Даже прошедший через «русский опыт» Сартр отважился написать лишь: «Ад — это другие». У него были посредники в общении с Богом и вожатаи: европейцев вел Данте, руководимый Вергилием, Бернаром Клервоским и Беатриче на пути к «предызбранной промыслом вершине», в средоточие «вседвижущей любви». Русский человек, вверившийся произволу Христа, Им ведомый и с мучительным наслаждением сгорающий в Его пламени, свое жизнеощущение мог выразить только словами: «Ад — это я». В сущности, это то же, что и «Бог — это я».
Цитат может быть больше или меньше, но факт остается фактом: моя мысль движется по кругу. Исчерпав скудный запас энтузиазма,
«Внешний» — западный союз индивидуалистов — тянется к «внутренним» ресурсам Востока. Дух Востока жаждет «плоти» Запада, хотя это движение друг к другу все еще больше напоминает то, что Хантингтон назвал конфликтом цивилизаций.
Память о единой духовной ойкумене можно сравнить со сферой, центр которой всюду, а окружность — нигде. И эта сфера — Бог.
Шеллинг пишет: «У того, кто удалился из средоточия, все еще остается чувство того, что он был — в Боге и с Богом всем, всеми вещами; поэтому он хочет стать тем же, но не в Боге, как возможно было бы для него, а сам по себе.
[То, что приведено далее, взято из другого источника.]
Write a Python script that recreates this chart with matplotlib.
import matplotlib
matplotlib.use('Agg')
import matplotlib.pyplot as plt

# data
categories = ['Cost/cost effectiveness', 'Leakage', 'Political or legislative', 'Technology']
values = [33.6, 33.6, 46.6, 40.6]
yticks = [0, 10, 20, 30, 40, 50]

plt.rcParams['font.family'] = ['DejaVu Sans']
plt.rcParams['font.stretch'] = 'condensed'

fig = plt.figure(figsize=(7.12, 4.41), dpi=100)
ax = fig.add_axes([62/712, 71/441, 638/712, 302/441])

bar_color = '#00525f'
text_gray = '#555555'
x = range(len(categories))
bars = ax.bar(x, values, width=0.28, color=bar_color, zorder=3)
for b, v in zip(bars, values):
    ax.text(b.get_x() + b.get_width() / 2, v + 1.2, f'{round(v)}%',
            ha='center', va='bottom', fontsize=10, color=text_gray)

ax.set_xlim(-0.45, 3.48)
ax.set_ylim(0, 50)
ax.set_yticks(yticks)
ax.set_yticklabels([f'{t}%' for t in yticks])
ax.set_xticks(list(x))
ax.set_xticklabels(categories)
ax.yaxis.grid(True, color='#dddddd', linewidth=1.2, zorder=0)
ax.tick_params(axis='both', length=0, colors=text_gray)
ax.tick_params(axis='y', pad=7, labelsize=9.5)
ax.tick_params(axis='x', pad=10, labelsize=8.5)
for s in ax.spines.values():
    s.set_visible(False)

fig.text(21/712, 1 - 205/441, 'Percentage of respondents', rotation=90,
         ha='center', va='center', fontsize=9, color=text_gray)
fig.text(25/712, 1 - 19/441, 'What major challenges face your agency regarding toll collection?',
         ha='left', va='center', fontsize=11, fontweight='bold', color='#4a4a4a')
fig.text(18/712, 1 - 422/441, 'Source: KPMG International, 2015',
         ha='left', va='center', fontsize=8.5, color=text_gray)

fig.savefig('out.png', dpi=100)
Отсюда возникает голод себялюбия, которое становится тем более скучным и бедным, но потому и более алчным, голодным, ядовитым, чем более оно отрекается от целого и единства. Само себя пожирающее и постоянно уничтожающее противоречие, внутренне присущее злу, заключается в том, что последнее стремится стать тварным, уничтожая в то же время связь тварности, и впадает в небытие, так как в высокомерии своем хочет быть всем». То есть — Богом, который, напоминает Барт, «сокрыт от нас вне своего Слова». И тут снова замыкает круг Иоанн: «В начале было Слово, и Слово было у Бога, и Слово было Бог».
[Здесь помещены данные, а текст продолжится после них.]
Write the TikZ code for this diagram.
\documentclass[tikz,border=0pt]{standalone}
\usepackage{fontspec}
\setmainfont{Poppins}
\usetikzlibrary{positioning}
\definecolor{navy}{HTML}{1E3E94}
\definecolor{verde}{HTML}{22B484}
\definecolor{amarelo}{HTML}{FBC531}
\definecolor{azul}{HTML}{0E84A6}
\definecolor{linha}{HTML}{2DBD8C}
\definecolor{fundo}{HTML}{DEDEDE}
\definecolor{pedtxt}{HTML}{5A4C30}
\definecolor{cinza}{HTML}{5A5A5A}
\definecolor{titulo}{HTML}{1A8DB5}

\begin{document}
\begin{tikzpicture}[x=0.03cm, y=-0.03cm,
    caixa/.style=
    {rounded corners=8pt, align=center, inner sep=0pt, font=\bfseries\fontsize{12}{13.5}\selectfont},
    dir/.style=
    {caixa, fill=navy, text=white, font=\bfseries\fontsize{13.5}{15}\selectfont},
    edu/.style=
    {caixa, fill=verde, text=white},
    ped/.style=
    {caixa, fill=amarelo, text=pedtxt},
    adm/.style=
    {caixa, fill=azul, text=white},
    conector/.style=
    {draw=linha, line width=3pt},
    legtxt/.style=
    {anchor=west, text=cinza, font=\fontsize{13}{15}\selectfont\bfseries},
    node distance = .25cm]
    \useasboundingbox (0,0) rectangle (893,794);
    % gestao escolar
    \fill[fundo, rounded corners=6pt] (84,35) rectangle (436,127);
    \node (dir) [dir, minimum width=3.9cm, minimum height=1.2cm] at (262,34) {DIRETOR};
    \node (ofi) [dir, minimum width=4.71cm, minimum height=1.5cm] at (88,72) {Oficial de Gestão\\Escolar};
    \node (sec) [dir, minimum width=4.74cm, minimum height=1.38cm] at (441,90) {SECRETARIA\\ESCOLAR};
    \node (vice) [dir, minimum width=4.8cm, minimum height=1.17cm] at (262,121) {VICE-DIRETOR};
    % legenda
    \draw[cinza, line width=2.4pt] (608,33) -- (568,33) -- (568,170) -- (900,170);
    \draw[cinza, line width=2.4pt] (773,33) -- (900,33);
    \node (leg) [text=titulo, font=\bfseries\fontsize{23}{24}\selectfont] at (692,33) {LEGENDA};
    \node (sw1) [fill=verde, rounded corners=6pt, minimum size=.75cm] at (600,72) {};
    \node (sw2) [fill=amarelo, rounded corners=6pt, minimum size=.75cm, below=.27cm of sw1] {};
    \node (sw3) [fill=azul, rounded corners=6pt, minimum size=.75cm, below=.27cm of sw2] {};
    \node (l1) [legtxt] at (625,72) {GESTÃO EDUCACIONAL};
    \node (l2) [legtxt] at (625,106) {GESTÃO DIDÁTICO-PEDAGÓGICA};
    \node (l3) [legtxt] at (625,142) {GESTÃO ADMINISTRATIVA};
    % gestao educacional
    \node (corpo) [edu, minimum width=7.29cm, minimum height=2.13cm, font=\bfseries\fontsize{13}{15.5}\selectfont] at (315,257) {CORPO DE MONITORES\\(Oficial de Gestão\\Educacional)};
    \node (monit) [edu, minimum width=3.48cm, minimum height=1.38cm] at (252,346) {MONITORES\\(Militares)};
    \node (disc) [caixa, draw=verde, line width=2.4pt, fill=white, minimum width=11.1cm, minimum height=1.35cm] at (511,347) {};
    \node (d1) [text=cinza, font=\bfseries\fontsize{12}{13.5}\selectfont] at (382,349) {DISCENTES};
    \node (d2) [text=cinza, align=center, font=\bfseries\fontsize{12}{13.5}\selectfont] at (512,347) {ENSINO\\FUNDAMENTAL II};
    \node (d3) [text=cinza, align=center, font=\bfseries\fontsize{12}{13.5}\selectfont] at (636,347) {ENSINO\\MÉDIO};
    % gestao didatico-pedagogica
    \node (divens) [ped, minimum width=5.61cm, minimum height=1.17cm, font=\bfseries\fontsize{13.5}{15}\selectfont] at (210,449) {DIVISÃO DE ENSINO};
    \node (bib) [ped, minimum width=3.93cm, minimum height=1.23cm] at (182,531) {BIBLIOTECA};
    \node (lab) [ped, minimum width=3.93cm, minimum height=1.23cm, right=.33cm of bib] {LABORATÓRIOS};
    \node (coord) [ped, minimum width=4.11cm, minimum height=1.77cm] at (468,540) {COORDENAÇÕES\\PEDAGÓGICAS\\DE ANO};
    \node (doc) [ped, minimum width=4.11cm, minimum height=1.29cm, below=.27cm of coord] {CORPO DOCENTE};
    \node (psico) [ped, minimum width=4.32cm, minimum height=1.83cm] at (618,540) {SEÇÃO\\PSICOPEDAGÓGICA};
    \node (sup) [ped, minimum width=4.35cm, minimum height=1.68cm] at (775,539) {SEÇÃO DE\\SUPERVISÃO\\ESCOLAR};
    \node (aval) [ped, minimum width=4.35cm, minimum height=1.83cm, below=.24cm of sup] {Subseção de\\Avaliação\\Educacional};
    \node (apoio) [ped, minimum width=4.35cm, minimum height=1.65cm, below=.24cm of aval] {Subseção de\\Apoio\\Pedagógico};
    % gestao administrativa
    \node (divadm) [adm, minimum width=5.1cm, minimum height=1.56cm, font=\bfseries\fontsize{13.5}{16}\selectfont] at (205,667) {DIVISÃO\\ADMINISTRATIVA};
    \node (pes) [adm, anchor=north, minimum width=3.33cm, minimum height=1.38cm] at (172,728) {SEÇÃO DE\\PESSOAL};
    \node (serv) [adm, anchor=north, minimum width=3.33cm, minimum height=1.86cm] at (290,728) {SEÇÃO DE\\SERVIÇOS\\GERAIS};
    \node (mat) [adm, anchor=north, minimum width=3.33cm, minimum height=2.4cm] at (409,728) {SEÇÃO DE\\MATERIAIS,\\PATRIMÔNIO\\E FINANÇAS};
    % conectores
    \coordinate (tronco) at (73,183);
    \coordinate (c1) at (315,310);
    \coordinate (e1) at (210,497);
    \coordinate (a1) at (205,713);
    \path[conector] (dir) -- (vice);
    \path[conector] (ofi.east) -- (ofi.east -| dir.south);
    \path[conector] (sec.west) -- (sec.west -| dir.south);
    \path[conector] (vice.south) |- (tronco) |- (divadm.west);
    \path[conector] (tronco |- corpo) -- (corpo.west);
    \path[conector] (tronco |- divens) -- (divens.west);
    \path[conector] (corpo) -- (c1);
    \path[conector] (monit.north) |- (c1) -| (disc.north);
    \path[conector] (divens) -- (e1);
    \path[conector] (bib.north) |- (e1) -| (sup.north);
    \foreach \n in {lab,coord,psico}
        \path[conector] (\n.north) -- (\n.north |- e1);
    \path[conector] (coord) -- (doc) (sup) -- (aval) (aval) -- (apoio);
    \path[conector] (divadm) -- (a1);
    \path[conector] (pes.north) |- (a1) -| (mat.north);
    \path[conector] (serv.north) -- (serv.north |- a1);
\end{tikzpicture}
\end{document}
Преступление мистера Уэйкфилда
Рассказ Натаниеля Готорна «Уэйкфилд», на мой взгляд, занимает в литературе место рядом с такими шедеврами, как «Локарнская нищенка» Клейста, «Падение дома Эшеров» Эдгара По, «Студент» Чехова, «В чаще» Акутагавы, «Кошка под дождем» Хемингуэя, «Дурочка» Бунина, «Превращение» Кафки, «Хорошо ловится рыбка-бананка» Сэлинджера, то есть находится в ряду произведений, которые — произведения такого уровня — когда-то побуждали немецких филологов проводить различие между kleine Grosskunst и grosse Kleinkunst. Мне даже кажется, что по своей глубине и драматизму эта небольшая новелла не уступает прославленному роману Готорна «Алая буква».
«Уэйкфилд» — одно из самых странных произведений в мировой литературе. Готорн рассказывает о человеке по имени Уэйкфилд, который ни с того ни с сего покинул жену и поселился неподалеку, чтобы наблюдать за нею, и так продолжалось около двадцати лет, а потом без объяснения причин, опять ни с того ни с сего, вернулся домой, к жене. Это курьез, нелепый случай, о котором, по словам Готорна, он прочел в каком-то старом журнале или в газете. В самом деле, случай, так сказать, чисто газетный. Он заслуживает каких-нибудь десяти-пятнадцати строк петита в подвале на последней странице номера, не больше. Газетчики называют это «подверсткой»: «Чем-нибудь заткнуть дыру на полосе». Читателю вполне достаточно этих десяти-пятнадцати строк, чтобы подивиться случаю, покачать головой и со словами: «А она еще меня считает идиотом!» отложить газету.
Если бы Эдгар По — современник и поклонник Готорна — вдруг взялся писать рассказ на таком скудном материале, он наверняка придумал бы какую-нибудь вескую, может быть, экстравагантную причину для объяснения поведения мистера Уэйкфилда, чтобы читателю сразу стало ясно, почему эта история привлекла его внимание. Ну подумайте: человек просто вышел из дома, сказав супруге, что уезжает по делам, поселился на соседней улице и почти двадцать лет только и делал, что следил за женой, а потом взял и вернулся к ней, просто так, ни с того ни с сего, без объяснения причин. Восемь тысяч дней — восемь тысяч вечеров — он только тем и занимался, что наблюдал издали за женой, лишь иногда отваживаясь приблизиться к ее дому — к своему дому, и при этом размышлял о том, каково ей там без него. Он жалел женщину, оставшуюся в одиночестве, но при этом двадцать лет не давал о себе знать даже намеком. Следил за супругой в толпе, приближался к ее дому, смотрел на окна, а потом спохватывался и уходил к себе, в дом, который заблаговременно снял тайком от жены. Почему? Что это — клинический случай? Но Готорна не интересовали клинические случаи.